The Titmouse Outside My Brain

I have a bird feeder that hangs just a few feet outside my office window. The things I observe outside my office window are truly incredible as I am just minding my own business, working, or not, and I look up only to see two male mule-deer bucks have lain down two feet from the window. One is cleaning the other or one is sleeping while the other keeps an eye out; or a fox is working its way up the slope of my yard then the jackrabbit once again, is carefully moving through the weeds, nibbling cautiously at each stop. Or it's Peebles the titmouse at my bird feeder, methodically tossing out the cheap seed, to get to the very few sunflower seeds. I know this bird. I have been friends with him for many years. Yes, I recognize him. Don't ask me why I call him Peebles. Hell if I know. But he is used to me now as I sit sorting my piles out on the top of my desk, talking to myself, listening to the news.
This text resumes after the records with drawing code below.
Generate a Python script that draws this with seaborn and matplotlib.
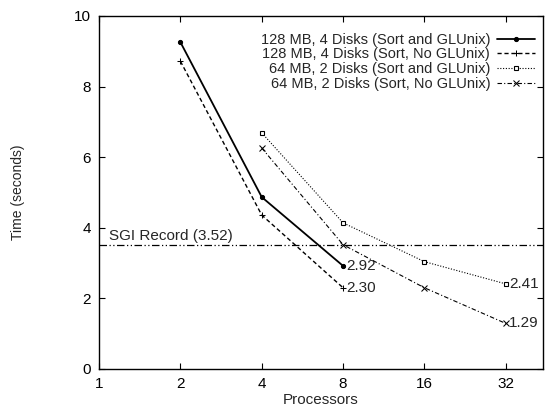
import matplotlib
matplotlib.use("Agg")
import matplotlib.pyplot as plt
import seaborn as sns
import pandas as pd

sns.set_theme(style="ticks")
plt.rcParams['font.family'] = ['Liberation Sans', 'DejaVu Sans']

labels = ["128 MB, 4 Disks (Sort and GLUnix)",
          "128 MB, 4 Disks (Sort, No GLUnix)",
          "64 MB, 2 Disks (Sort and GLUnix)",
          "64 MB, 2 Disks (Sort, No GLUnix)"]
procs_128 = [2, 4, 8]
procs_64 = [4, 8, 16, 32]
t_128_glunix = [9.26, 4.87, 2.92]
t_128_noglunix = [8.72, 4.36, 2.30]
t_64_glunix = [6.69, 4.14, 3.04, 2.41]
t_64_noglunix = [6.26, 3.52, 2.30, 1.29]
sgi_record = 3.52
xticks = [1, 2, 4, 8, 16, 32]
yticks = [0, 2, 4, 6, 8, 10]

series = [(procs_128, t_128_glunix), (procs_128, t_128_noglunix),
          (procs_64, t_64_glunix), (procs_64, t_64_noglunix)]
styles = [dict(linestyle='-', marker='o', markersize=3, linewidth=1.3),
          dict(linestyle=(0, (3, 2)), marker='+', markersize=4, linewidth=1.0),
          dict(linestyle=(0, (1, 1.5)), marker='s', markersize=3.5, linewidth=0.8,
               markerfacecolor='white', markeredgewidth=0.8),
          dict(linestyle=(0, (4, 2, 1, 2)), marker='x', markersize=4, linewidth=0.8)]

fig = plt.figure(figsize=(5.45, 4.07), dpi=100)
ax = fig.add_axes([0.1817, 0.0934, 0.815, 0.8673])

for (xs, ys), lab, st in zip(series, labels, styles):
    df = pd.DataFrame({"Processors": xs, "Time": ys})
    sns.lineplot(data=df, x="Processors", y="Time", ax=ax, color='black',
                 label=lab, markeredgecolor='black', **st)

ax.axhline(sgi_record, color='black', linewidth=0.9, linestyle=(0, (6, 2, 1, 2, 1, 2)))
ax.text(1.09, sgi_record + 0.06, "SGI Record (3.52)", fontsize=11, ha='left', va='bottom')

# end labels
ax.text(8 * 1.03, t_128_glunix[-1], f"{t_128_glunix[-1]:.2f}", fontsize=11, va='center')
ax.text(8 * 1.03, t_128_noglunix[-1], f"{t_128_noglunix[-1]:.2f}", fontsize=11, va='center')
ax.text(32 * 1.03, t_64_glunix[-1], f"{t_64_glunix[-1]:.2f}", fontsize=11, va='center')
ax.text(32 * 1.03, t_64_noglunix[-1], f"{t_64_noglunix[-1]:.2f}", fontsize=11, va='center')

ax.set_xscale('log', base=2)
ax.set_xlim(1, 44)
ax.set_ylim(0, 10)
ax.set_xticks(xticks)
ax.set_xticklabels([str(v) for v in xticks])
ax.minorticks_off()
ax.set_yticks(yticks)
ax.set_yticklabels([str(v) for v in yticks])
ax.tick_params(direction='in', top=True, right=True, labelsize=11, length=4,
               width=0.8, colors='black', pad=6)
for s in ax.spines.values():
    s.set_color('black')
    s.set_linewidth(1.0)
ax.set_xlabel("Processors", fontsize=11, labelpad=1)
ax.set_ylabel("Time (seconds)", fontsize=10, labelpad=35)

leg = ax.legend(loc='upper right', bbox_to_anchor=(1.012, 0.99), frameon=False,
                markerfirst=False, fontsize=10.5, handlelength=2.6,
                handletextpad=0.5, labelspacing=0.05, alignment='right')
for t in leg.get_texts():
    t.set_ha('right')
vp = leg._legend_box
for child in vp.get_children():
    for c in child.get_children():
        try:
            c.align = 'right'
        except Exception:
            pass

fig.savefig("out.png", dpi=100)
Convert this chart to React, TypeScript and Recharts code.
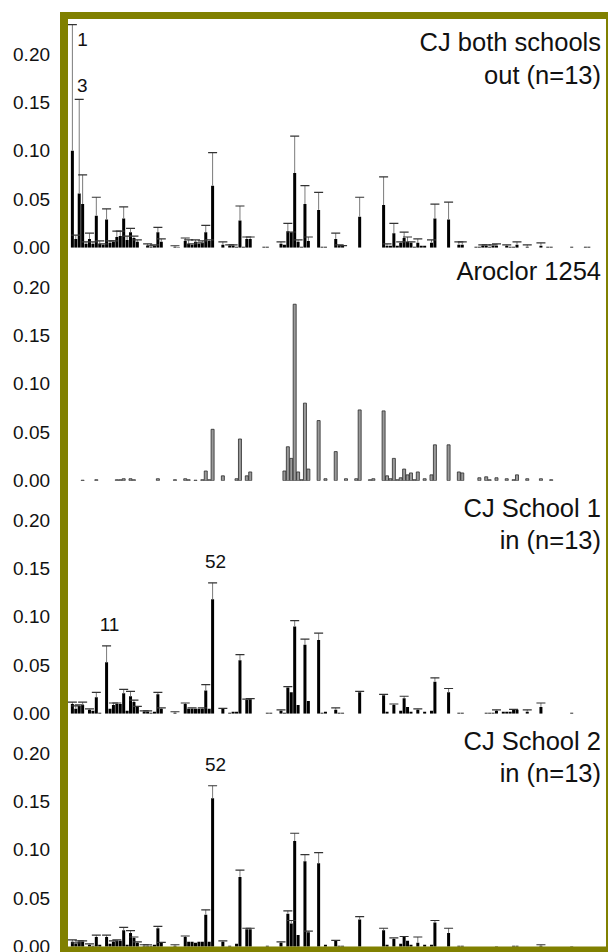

He jerks left and right as if doing some token search for predators, then continues to throw all my cheap bird seed on the ground. Then, of course, the ecological chain of events unfolds because the towhees and jays hit the ground to get the cheap seed and then a small vole or mouse heads out for the same then I see the red-shouldered hawk hanging around in my black oaks about the time I am (and he is too apparently) ready for lunch. I have absolutely nothing to do with any of this. All I did is put up a feeder. The giant "rural" subdivision I live in has no fencing so the wildlife move through the 3,000 acres easily. They are used to us. I am trying to decipher my phone bill while a titmouse is scolding a wren. They don't care about my phone bill, and I really don't care about their squabbles. Only that they are there every day, living their lives, doing whatever it is they do among themselves and so it is, we co-exist, in peace.